begin Data

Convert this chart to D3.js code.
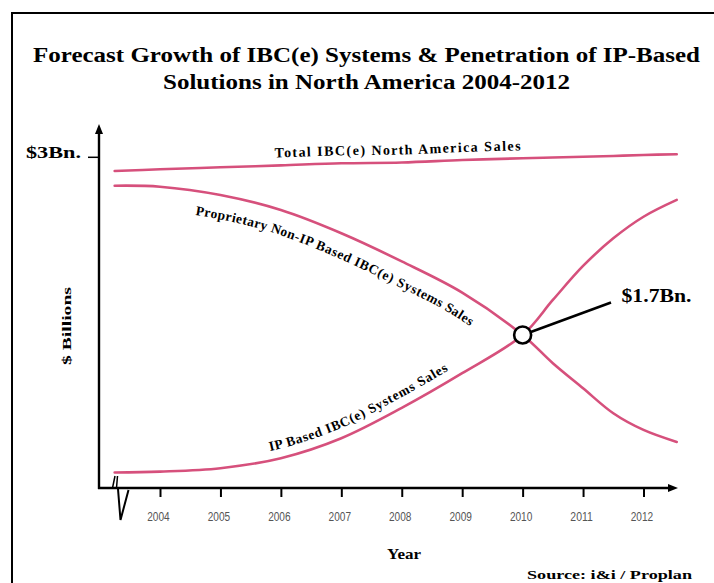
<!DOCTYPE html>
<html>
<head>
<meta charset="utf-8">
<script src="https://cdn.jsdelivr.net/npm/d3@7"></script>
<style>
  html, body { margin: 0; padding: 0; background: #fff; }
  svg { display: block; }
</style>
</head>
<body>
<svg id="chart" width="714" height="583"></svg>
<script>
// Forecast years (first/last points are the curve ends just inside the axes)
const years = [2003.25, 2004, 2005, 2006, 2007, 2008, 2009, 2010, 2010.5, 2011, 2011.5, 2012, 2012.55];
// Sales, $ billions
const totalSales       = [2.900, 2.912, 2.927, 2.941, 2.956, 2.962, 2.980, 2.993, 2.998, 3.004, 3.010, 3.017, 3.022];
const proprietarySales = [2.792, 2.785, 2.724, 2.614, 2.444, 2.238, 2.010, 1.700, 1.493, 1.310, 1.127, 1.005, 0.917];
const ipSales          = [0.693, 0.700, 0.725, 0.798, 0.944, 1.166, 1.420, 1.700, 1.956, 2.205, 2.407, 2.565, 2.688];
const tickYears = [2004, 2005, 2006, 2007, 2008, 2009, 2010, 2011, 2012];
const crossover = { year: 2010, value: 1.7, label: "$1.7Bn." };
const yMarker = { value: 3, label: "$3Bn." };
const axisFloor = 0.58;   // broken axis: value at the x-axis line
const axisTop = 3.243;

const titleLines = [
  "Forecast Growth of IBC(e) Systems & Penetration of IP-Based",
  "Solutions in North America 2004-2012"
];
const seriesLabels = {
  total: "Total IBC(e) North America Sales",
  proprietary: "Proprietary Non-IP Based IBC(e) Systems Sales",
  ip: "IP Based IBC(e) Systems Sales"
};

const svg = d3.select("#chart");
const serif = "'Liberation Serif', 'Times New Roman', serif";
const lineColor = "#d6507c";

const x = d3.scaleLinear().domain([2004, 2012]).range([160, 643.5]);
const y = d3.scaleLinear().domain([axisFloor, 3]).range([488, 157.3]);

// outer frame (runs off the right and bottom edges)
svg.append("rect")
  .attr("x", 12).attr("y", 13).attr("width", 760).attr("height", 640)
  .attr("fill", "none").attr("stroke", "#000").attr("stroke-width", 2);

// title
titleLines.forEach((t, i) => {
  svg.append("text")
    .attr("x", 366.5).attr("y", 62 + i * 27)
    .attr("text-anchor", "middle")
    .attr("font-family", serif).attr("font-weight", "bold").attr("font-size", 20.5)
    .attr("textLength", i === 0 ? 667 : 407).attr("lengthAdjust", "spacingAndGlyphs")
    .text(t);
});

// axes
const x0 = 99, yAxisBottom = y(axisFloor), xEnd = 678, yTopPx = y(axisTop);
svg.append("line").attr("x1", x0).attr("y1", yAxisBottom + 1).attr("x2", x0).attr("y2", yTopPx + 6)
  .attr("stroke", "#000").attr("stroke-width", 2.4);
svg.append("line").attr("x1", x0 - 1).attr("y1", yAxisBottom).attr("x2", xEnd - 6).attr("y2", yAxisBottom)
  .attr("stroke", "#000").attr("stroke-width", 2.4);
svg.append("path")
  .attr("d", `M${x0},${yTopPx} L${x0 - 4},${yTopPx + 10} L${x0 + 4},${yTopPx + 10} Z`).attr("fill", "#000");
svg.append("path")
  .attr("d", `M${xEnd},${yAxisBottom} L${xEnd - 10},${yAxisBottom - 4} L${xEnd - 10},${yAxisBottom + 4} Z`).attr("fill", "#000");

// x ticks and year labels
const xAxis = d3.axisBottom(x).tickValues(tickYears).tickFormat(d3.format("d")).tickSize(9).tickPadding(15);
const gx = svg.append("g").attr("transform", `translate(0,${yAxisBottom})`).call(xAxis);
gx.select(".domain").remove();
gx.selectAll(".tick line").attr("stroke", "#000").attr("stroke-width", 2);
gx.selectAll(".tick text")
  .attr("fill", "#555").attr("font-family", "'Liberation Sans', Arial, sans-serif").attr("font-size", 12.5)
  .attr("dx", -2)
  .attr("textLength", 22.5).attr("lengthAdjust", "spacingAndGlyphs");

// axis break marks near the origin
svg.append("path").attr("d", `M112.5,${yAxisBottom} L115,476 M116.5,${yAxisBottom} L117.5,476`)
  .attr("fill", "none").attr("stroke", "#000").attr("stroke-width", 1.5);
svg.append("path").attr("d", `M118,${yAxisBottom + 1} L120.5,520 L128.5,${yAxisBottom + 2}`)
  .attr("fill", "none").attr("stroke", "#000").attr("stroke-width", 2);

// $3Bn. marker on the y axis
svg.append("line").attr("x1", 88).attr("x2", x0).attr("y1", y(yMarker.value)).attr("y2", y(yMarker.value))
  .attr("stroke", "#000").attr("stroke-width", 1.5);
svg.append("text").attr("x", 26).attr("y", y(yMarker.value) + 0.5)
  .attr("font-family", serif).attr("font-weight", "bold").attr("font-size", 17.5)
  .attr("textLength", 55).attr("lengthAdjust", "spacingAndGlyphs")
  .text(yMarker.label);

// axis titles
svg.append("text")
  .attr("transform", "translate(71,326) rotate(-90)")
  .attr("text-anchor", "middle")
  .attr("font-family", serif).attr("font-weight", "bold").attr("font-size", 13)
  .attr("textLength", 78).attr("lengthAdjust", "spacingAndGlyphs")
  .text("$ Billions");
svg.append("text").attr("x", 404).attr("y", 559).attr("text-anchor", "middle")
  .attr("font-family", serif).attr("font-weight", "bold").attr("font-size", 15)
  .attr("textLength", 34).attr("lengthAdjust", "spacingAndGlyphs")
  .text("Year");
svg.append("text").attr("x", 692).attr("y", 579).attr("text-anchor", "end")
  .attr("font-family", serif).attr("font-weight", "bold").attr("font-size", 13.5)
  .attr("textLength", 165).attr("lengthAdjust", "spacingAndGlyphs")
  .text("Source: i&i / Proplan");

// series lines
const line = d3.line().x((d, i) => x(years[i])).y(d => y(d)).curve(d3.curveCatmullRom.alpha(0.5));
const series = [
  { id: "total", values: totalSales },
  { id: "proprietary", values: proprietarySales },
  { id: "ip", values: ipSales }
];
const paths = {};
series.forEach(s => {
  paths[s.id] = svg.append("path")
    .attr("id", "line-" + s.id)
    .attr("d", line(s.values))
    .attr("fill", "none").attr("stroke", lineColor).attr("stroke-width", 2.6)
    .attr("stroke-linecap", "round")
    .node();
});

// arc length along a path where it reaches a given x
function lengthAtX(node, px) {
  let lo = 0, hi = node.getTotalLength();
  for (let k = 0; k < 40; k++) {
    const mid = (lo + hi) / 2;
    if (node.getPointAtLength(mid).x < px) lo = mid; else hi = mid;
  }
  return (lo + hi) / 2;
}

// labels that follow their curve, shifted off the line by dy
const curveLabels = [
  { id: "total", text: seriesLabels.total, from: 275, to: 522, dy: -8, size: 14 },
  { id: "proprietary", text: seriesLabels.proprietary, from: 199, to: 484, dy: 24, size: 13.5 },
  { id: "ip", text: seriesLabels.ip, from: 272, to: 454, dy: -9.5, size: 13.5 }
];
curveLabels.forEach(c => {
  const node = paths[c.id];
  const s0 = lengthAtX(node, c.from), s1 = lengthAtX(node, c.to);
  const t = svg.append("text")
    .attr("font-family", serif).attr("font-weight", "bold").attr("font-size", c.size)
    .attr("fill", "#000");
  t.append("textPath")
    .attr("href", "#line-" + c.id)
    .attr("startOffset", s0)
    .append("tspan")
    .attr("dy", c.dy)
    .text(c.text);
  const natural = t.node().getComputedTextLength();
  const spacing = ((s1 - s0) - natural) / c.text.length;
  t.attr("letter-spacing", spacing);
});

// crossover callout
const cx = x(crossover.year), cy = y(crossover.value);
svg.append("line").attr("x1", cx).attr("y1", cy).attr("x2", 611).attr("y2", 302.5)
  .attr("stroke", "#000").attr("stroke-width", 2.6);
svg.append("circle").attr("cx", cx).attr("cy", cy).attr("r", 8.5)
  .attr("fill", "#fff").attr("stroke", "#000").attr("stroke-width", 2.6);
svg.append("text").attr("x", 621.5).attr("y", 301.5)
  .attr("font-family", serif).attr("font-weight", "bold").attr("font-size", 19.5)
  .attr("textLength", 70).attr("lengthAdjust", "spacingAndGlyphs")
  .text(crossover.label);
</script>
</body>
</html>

end Data

→ To be done:
Restate only the lines running from the start of the material above through the line containing "const axisTop = 3.243;", ends included. No pictures.

→ Written response:
Convert this chart to D3.js code.
<!DOCTYPE html>
<html>
<head>
<meta charset="utf-8">
<script src="https://cdn.jsdelivr.net/npm/d3@7"></script>
<style>
  html, body { margin: 0; padding: 0; background: #fff; }
  svg { display: block; }
</style>
</head>
<body>
<svg id="chart" width="714" height="583"></svg>
<script>
// Forecast years (first/last points are the curve ends just inside the axes)
const years = [2003.25, 2004, 2005, 2006, 2007, 2008, 2009, 2010, 2010.5, 2011, 2011.5, 2012, 2012.55];
// Sales, $ billions
const totalSales       = [2.900, 2.912, 2.927, 2.941, 2.956, 2.962, 2.980, 2.993, 2.998, 3.004, 3.010, 3.017, 3.022];
const proprietarySales = [2.792, 2.785, 2.724, 2.614, 2.444, 2.238, 2.010, 1.700, 1.493, 1.310, 1.127, 1.005, 0.917];
const ipSales          = [0.693, 0.700, 0.725, 0.798, 0.944, 1.166, 1.420, 1.700, 1.956, 2.205, 2.407, 2.565, 2.688];
const tickYears = [2004, 2005, 2006, 2007, 2008, 2009, 2010, 2011, 2012];
const crossover = { year: 2010, value: 1.7, label: "$1.7Bn." };
const yMarker = { value: 3, label: "$3Bn." };
const axisFloor = 0.58;   // broken axis: value at the x-axis line
const axisTop = 3.243;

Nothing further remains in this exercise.